Derivative with respect to a vector

[FirstYearGrad]

I've stumbled across something I've never seen before. I am taking a class outside of my major and the notation seems to be quite different from what I am used to, and I am completely baffled as to how to solve what I feel are some simple problems.

Homework Statement

Find $$\frac{d f(\vec{k})}{\vec{k}}$$ where $$f(\vec{k}) = sin(ak_x)-cos(bk_y)+cos(ck_z)$$. f itself is a scalar function that operates on the components of the vector $$\vec{k}$$.

The Attempt at a Solution

What does this notation mean? I have never seen a notation in which there is a derivative with respect to a vector. Is this the same thing as the gradient $$\nabla f$$?

 

[HallsofIvy]

In general, if a function from $R^m$ to $R^n$ is "differentiable at $\vec{v_0}$" if and only if there exist a linear function, L, from $R^m$ to $R^n$ and a function $\epsilon$ from $R^m$ to $R^n$ such that $f(\vec{v})= f(\vec{v_0})+ L(\vec{v}- \vec{v_0})+ \epsilon(\vec{v})$ and $\lim_{\vec{v}\to \vec{0}} \epsilon(\vec{v}/|\vec{v}|$$= 0$. In this case, we say that L is the "derivative of f with respect to $\vec{v}$ at $vec{v_0}$".

Notice that L is a linear operator, not a number or even a vector. In the case f from $R^1$ to $R^1$, a real valued function of a single real variable as in Calculus I, a linear function from $R^m$ to $R^n$ is a multiple: $mx$ for some number m. In calculus I, we think of that number as being the derivative.
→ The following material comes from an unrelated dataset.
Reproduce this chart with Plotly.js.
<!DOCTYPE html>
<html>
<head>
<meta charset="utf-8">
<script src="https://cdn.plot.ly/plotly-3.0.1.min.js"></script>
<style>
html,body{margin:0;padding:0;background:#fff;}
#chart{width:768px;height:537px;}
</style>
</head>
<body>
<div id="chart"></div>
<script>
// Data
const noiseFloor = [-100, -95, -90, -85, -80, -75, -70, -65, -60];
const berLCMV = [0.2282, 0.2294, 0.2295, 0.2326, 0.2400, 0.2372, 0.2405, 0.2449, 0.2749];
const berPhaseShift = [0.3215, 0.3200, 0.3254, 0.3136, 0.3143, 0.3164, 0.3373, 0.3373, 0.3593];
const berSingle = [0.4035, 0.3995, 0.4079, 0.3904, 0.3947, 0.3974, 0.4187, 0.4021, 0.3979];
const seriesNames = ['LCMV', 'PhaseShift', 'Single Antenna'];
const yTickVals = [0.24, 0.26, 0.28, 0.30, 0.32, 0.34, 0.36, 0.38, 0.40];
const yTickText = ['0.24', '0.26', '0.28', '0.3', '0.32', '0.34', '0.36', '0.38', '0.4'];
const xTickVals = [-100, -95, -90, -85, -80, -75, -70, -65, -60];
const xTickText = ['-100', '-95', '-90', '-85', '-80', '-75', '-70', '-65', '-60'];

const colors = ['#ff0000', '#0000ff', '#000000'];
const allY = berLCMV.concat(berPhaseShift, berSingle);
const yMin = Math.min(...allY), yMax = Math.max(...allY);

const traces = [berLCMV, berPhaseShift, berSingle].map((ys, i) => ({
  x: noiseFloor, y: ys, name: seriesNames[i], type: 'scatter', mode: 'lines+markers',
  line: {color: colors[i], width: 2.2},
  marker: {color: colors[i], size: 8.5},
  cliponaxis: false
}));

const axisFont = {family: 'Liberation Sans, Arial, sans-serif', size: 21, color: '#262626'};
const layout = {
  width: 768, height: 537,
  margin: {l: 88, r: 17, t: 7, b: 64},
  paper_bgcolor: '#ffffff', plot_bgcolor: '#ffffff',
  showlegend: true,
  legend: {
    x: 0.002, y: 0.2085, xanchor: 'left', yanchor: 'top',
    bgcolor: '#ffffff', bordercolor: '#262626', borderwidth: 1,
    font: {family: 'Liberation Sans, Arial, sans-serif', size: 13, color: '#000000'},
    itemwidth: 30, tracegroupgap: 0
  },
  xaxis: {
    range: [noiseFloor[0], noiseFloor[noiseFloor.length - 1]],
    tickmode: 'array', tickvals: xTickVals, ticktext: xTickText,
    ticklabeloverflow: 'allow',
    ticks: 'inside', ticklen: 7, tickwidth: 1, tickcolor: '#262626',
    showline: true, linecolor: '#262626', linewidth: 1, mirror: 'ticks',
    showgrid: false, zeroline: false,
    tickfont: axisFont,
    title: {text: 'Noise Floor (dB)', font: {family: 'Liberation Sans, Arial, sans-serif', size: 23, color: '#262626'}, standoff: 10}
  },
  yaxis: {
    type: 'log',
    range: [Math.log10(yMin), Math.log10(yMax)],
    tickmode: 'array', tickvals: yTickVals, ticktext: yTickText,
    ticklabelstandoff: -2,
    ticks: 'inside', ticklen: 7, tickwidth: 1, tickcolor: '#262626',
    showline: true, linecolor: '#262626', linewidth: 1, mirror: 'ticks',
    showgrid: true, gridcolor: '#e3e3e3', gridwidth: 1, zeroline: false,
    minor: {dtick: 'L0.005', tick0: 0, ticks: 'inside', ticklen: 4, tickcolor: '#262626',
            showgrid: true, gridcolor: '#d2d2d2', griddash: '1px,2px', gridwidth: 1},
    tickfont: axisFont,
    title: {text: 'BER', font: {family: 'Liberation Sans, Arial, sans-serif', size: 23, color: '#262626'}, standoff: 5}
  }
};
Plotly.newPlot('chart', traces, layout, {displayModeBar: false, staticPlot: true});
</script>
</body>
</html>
In the case of f from $R^m$ to $R^1$, a real valued function of several real variables, we can represent a linear function from $R^m$ to $R^1$ as a "dot product"- any linear function L(<x, y, z>) can be written as ax+ by+ cz= <a, b, c>$\cdot$<x, y, z>. In that case, we can identify the derivative with that vector- which is, in fact, the gradient.
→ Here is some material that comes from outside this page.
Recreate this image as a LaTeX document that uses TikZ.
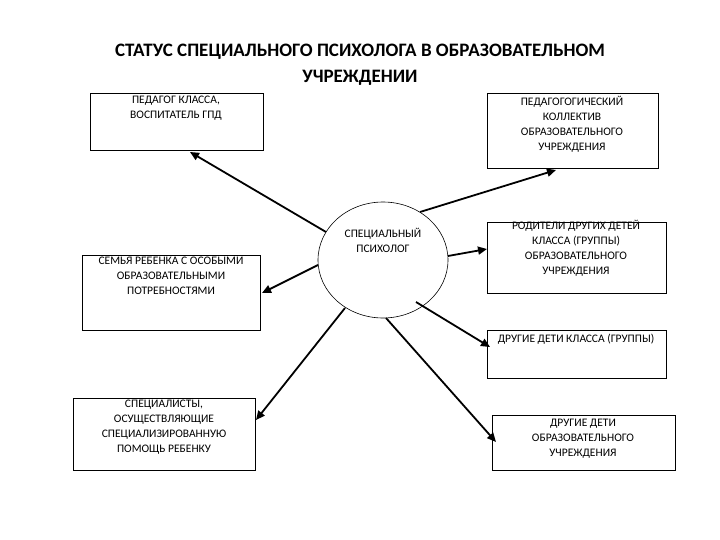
\documentclass[tikz,border=0pt]{standalone}
\usepackage{fontspec}
\setmainfont{Carlito}
\usetikzlibrary{arrows.meta}
\begin{document}
\begin{tikzpicture}[x=1pt,y=-1pt,
  box/.style={draw,line width=0.6pt,anchor=north west,inner sep=0},
  txt/.style={anchor=north,align=center,font=\fontsize{11.5}{15}\selectfont,inner sep=1pt},
  arr/.style={line width=1.8pt,-{Triangle[length=9pt,width=8pt]}}]
\useasboundingbox (0,0) rectangle (720,540);
\node[font=\bfseries\fontsize{19}{26}\selectfont,align=center] (title) at (360,65) {СТАТУС СПЕЦИАЛЬНОГО ПСИХОЛОГА В ОБРАЗОВАТЕЛЬНОМ\\УЧРЕЖДЕНИИ};
\node[box,minimum width=173pt,minimum height=57pt] (b1) at (90,93) {};
\node[txt] (t1) at (176,95) {ПЕДАГОГ КЛАССА,\\ВОСПИТАТЕЛЬ ГПД};
\node[box,minimum width=171pt,minimum height=75pt] (b2) at (487,93) {};
\node[txt] (t2) at (572,95) {ПЕДАГОГОГИЧЕСКИЙ\\КОЛЛЕКТИВ\\ОБРАЗОВАТЕЛЬНОГО\\УЧРЕЖДЕНИЯ};
\node[box,minimum width=178pt,minimum height=75pt] (b3) at (82,255) {};
\node[txt] (t3) at (171,256) {СЕМЬЯ РЕБЕНКА С ОСОБЫМИ\\ОБРАЗОВАТЕЛЬНЫМИ\\ПОТРЕБНОСТЯМИ};
\node[box,minimum width=179pt,minimum height=71pt] (b4) at (487,222) {};
\node[txt] (t4) at (576,219) {РОДИТЕЛИ ДРУГИХ ДЕТЕЙ\\КЛАССА (ГРУППЫ)\\ОБРАЗОВАТЕЛЬНОГО\\УЧРЕЖДЕНИЯ};
\node[box,minimum width=179pt,minimum height=48pt] (b5) at (487,330) {};
\node[txt] (t5) at (576,333) {ДРУГИЕ ДЕТИ КЛАССА (ГРУППЫ)};
\node[box,minimum width=182pt,minimum height=72pt] (b6) at (73,398) {};
\node[txt] (t6) at (164,399) {СПЕЦИАЛИСТЫ,\\ОСУЩЕСТВЛЯЮЩИЕ\\СПЕЦИАЛИЗИРОВАННУЮ\\ПОМОЩЬ РЕБЕНКУ};
\node[box,minimum width=183pt,minimum height=55pt] (b7) at (492,415) {};
\node[txt] (t7) at (583,418) {ДРУГИЕ ДЕТИ\\ОБРАЗОВАТЕЛЬНОГО\\УЧРЕЖДЕНИЯ};
\draw[line width=0.6pt] (383,260) ellipse [x radius=65, y radius=58];
\coordinate (e) at (383,260);
\node[txt] (te) at (383,227) {СПЕЦИАЛЬНЫЙ\\ПСИХОЛОГ};
\coordinate (e1) at (326,232); \coordinate (p1) at (190,152);
\coordinate (e2) at (420,212); \coordinate (p2) at (556,170);
\coordinate (e3) at (318,265); \coordinate (p3) at (262,293);
\coordinate (e4) at (448,256); \coordinate (p4) at (487,249);
\coordinate (e5) at (416,302); \coordinate (p5) at (490,347);
\coordinate (e6) at (345,308); \coordinate (p6) at (256,420);
\coordinate (e7) at (386,318); \coordinate (p7) at (496,442);
\foreach \i in {1,...,7} \draw[arr] (e\i) -- (p\i);
\end{tikzpicture}
\end{document}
That is the case in your example. f is a real valued function of a variable in $R^3$. Strictly speaking, its derivative is the linear transformation corresponding to taking the dot product of the position vector $x\vec{i}+ y\vec{j}+ z\vec{k}$ with the vector
$$\frac{\partial f}{\partial x}\vec{i}+ \frac{\partial f}{\partial y}\vec{j}+ \frac{\partial f}{\partial z}\vec{k}$$
which is, as you say, the gradient of f.

(Notice that we need "vector space" structure in the range space of f because we need to be able to subtract f(x+h)- f(x). We don't need to do "arithmetic" in the domain space because all we do there is take the limit as |h| goes to 0. That's why we tend to talk about "functions of several variables" rather than "functions of a vector variable".)
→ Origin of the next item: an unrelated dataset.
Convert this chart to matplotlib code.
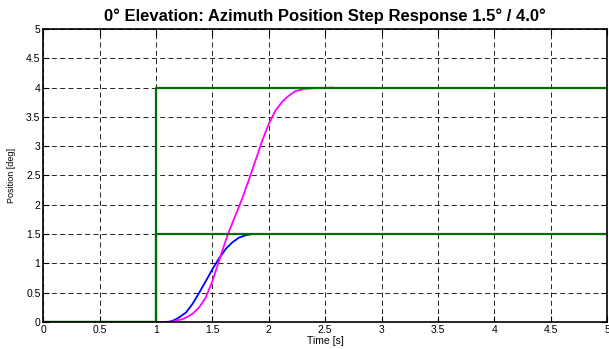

In the general case of f from $R^m$ to $R^n$ with neither m nor n equal to 1, a linear function from $R^m$ to $R^n$ can be written as a matrix multiplication and we can identify the derivative with that matrix. In the case of $\vec{f}(\vec{v})= f_x(x, y, z)\vec{i}+ f_y(x,y,z)\vec{j}+ f_z(x,y,z)\vec{k}$ (where \vec{v}= x\vec{i}+ y\vec{j}+ z\vec{k}[/itex]) that matrix is
$$\begin{bmatrix}\frac{\partial^2 f_x}{\partial x^2} & \frac{\partial^2 f_y}{\partial x\partial y} & \frac{\partial^2 f_z}{\partial x\partial z} \\ \frac{\partial^2 f_x}{\partial y\partial x} & \frac{\partial^2 f_y}{\partial y^2} & \frac{\partial^2 f_z}{\partial y\partial z}\\ \frac{\partial^2 f_z}{\partial z\partial x} & \frac{\partial^2 f_z}{\partial z\partial y} & \frac{\partial^2 f_z}{\partial z^2}\end{bmatrix}$$

 

[FirstYearGrad]

wow HallsOfIvy, thank you for the detailed reply, I understand now; I had never really stopped to think about what $$\nabla{F}$$ meant. I am a bit light on the theory side of calculus so I have to rely on my gut instinct a lot.